History also makes clear that this argument is completely unfounded. Every census in U.S. history has asked for more information than a simple count. In fact, the most private question on this year’s form asks for an individual’s race and that question has been asked by every census since the 1790 census conducted under then-President George Washington. To suggest that this question or others like it make this year’s census unconstitutional is absurd.

I suspect that the motivations back then may have been a little different than those in recent Censuses, but the point is well taken.  As McHenry says, conservatives tend to argue for a strict-constructionist reading of the Constitution.  The Census is one of the few federal exercises that actually has a basis in the Constitution these days, and the language appears to give Congress very wide latitude in conducting it:

The actual Enumeration shall be made within three Years after the first Meeting of the Congress of the United States, and within every subsequent Term of ten Years, in such Manner as they shall by Law direct. (Article I, Section 2, Clause 3)

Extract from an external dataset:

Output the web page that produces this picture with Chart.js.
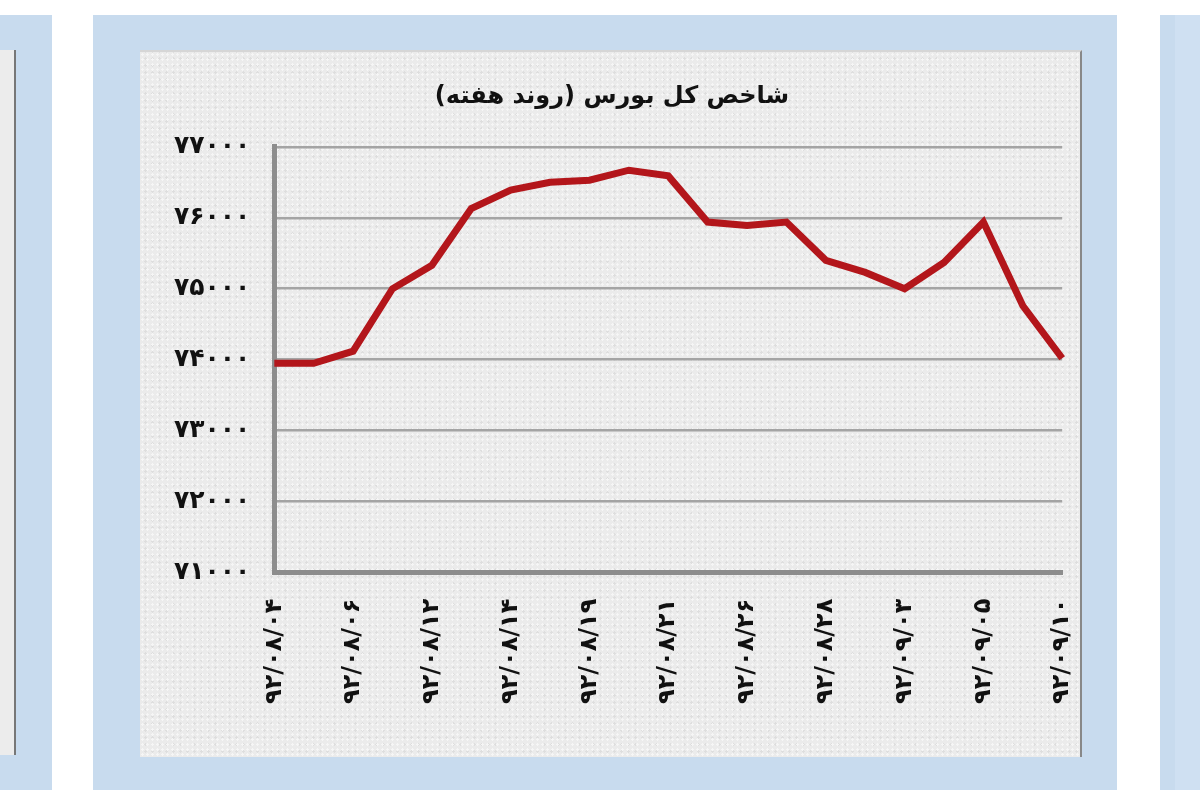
<!DOCTYPE html>
<html lang="fa">
<head>
<meta charset="utf-8">
<title>شاخص کل بورس</title>
<script src="https://cdn.jsdelivr.net/npm/chart.js@4/dist/chart.umd.min.js"></script>
<style>
  html, body { margin: 0; padding: 0; background: #ffffff; }
  body { width: 1200px; height: 800px; position: relative; overflow: hidden; font-family: "DejaVu Sans", sans-serif; }
  .panel { position: absolute; background: #c8dbee; }
  .inner { position: absolute; background: #ebebeb; }
  #left { left: 0; top: 15px; width: 52px; height: 775px; }
  #left .inner { left: 0; top: 35px; width: 14px; height: 705px; border-right: 2px solid #777; background: #ececec; }
  #main { left: 93px; top: 15px; width: 1024px; height: 775px; }
  #main .inner { left: 47px; top: 35px; width: 940px; height: 705px; border-right: 2px solid #888; border-top: 2px solid #d6d6d6;
    background-color: #ebebeb;
    background-image: radial-gradient(#f6f6f6 1px, transparent 1.4px), radial-gradient(#dedede 1px, transparent 1.4px);
    background-size: 5px 5px, 7px 7px; background-position: 0 0, 2px 3px; }
  #right { left: 1160px; top: 15px; width: 40px; height: 775px; }
  #right .inner { left: 15px; top: 0; width: 25px; height: 775px; background: #cfe0f2; }
  canvas { position: absolute; left: -37px; top: 0; }
</style>
</head>
<body>
<div class="panel" id="left"><div class="inner"></div></div>
<div class="panel" id="main"><div class="inner"><canvas id="chart" width="1014" height="705"></canvas></div></div>
<div class="panel" id="right"><div class="inner"></div></div>
<script>
// data
const titleText = 'شاخص کل بورس (روند هفته)';
const dates = [
  '۹۲/۰۸/۰۴', '۹۲/۰۸/۰۵', '۹۲/۰۸/۰۶', '۹۲/۰۸/۰۷', '۹۲/۰۸/۱۲', '۹۲/۰۸/۱۳', '۹۲/۰۸/۱۴',
  '۹۲/۰۸/۱۵', '۹۲/۰۸/۱۹', '۹۲/۰۸/۲۰', '۹۲/۰۸/۲۱', '۹۲/۰۸/۲۲', '۹۲/۰۸/۲۶', '۹۲/۰۸/۲۷',
  '۹۲/۰۸/۲۸', '۹۲/۰۹/۰۲', '۹۲/۰۹/۰۳', '۹۲/۰۹/۰۴', '۹۲/۰۹/۰۵', '۹۲/۰۹/۰۹', '۹۲/۰۹/۱۰'
];
const indexValues = [
  73950, 73950, 74120, 75000, 75330, 76130, 76390,
  76500, 76530, 76670, 76590, 75940, 75890, 75940,
  75400, 75230, 75000, 75370, 75940, 74760, 74020
];
const yMin = 71000;
const yMax = 77000;
const yStep = 1000;

const faDigits = ['۰', '۱', '۲', '۳', '۴', '۵', '۶', '۷', '۸', '۹'];
function toFa(n) {
  return String(n).replace(/[0-9]/g, d => faDigits[d]);
}

const ctx = document.getElementById('chart').getContext('2d');
new Chart(ctx, {
  type: 'line',
  data: {
    labels: dates,
    datasets: [{
      label: titleText,
      data: indexValues,
      borderColor: '#b3161b',
      borderWidth: 7,
      pointRadius: 0,
      tension: 0,
      fill: false
    }]
  },
  options: {
    responsive: false,
    animation: false,
    layout: { padding: { left: 47, right: 43, top: 0, bottom: 27 } },
    plugins: {
      legend: { display: false },
      tooltip: { enabled: false },
      title: {
        display: true,
        text: titleText,
        color: '#111',
        font: { family: 'DejaVu Sans', size: 24, weight: 'bold' },
        padding: { top: 30, bottom: 36 }
      }
    },
    scales: {
      x: {
        offset: false,
        grid: { display: false, drawTicks: false },
        border: { display: true, color: '#8d8d8d', width: 5 },
        ticks: {
          autoSkip: false,
          minRotation: 90,
          maxRotation: 90,
          padding: 26,
          color: '#111',
          font: { family: 'DejaVu Sans', size: 24, weight: 'bold' },
          callback: function(value, i) { return i % 2 === 0 ? dates[i] : ''; }
        }
      },
      y: {
        min: yMin,
        max: yMax,
        grid: { color: '#a4a4a4', lineWidth: 2.5, drawTicks: false },
        border: { display: true, color: '#8d8d8d', width: 5 },
        ticks: {
          stepSize: yStep,
          padding: 24,
          color: '#111',
          font: { family: 'DejaVu Sans', size: 25, weight: 'bold' },
          callback: function(value) { return toFa(value); }
        }
      }
    }
  }
});
</script>
</body>
</html>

I’m always a little suspicious of questionnaires on ethnicity, but the Census has a Constitutional mandate — and it has far-reaching consequences.  People in states where conservatives outstrip liberals could be committing political suicide if a boycott effort results in shortchanging those states in Congressional representation to the benefit of states like California, New York, Washington, and Massachusetts.  It seems better to ensure that an accurate count gets taken by a concerted effort to count conservatives than the results a boycott or a “slowcott” would produce.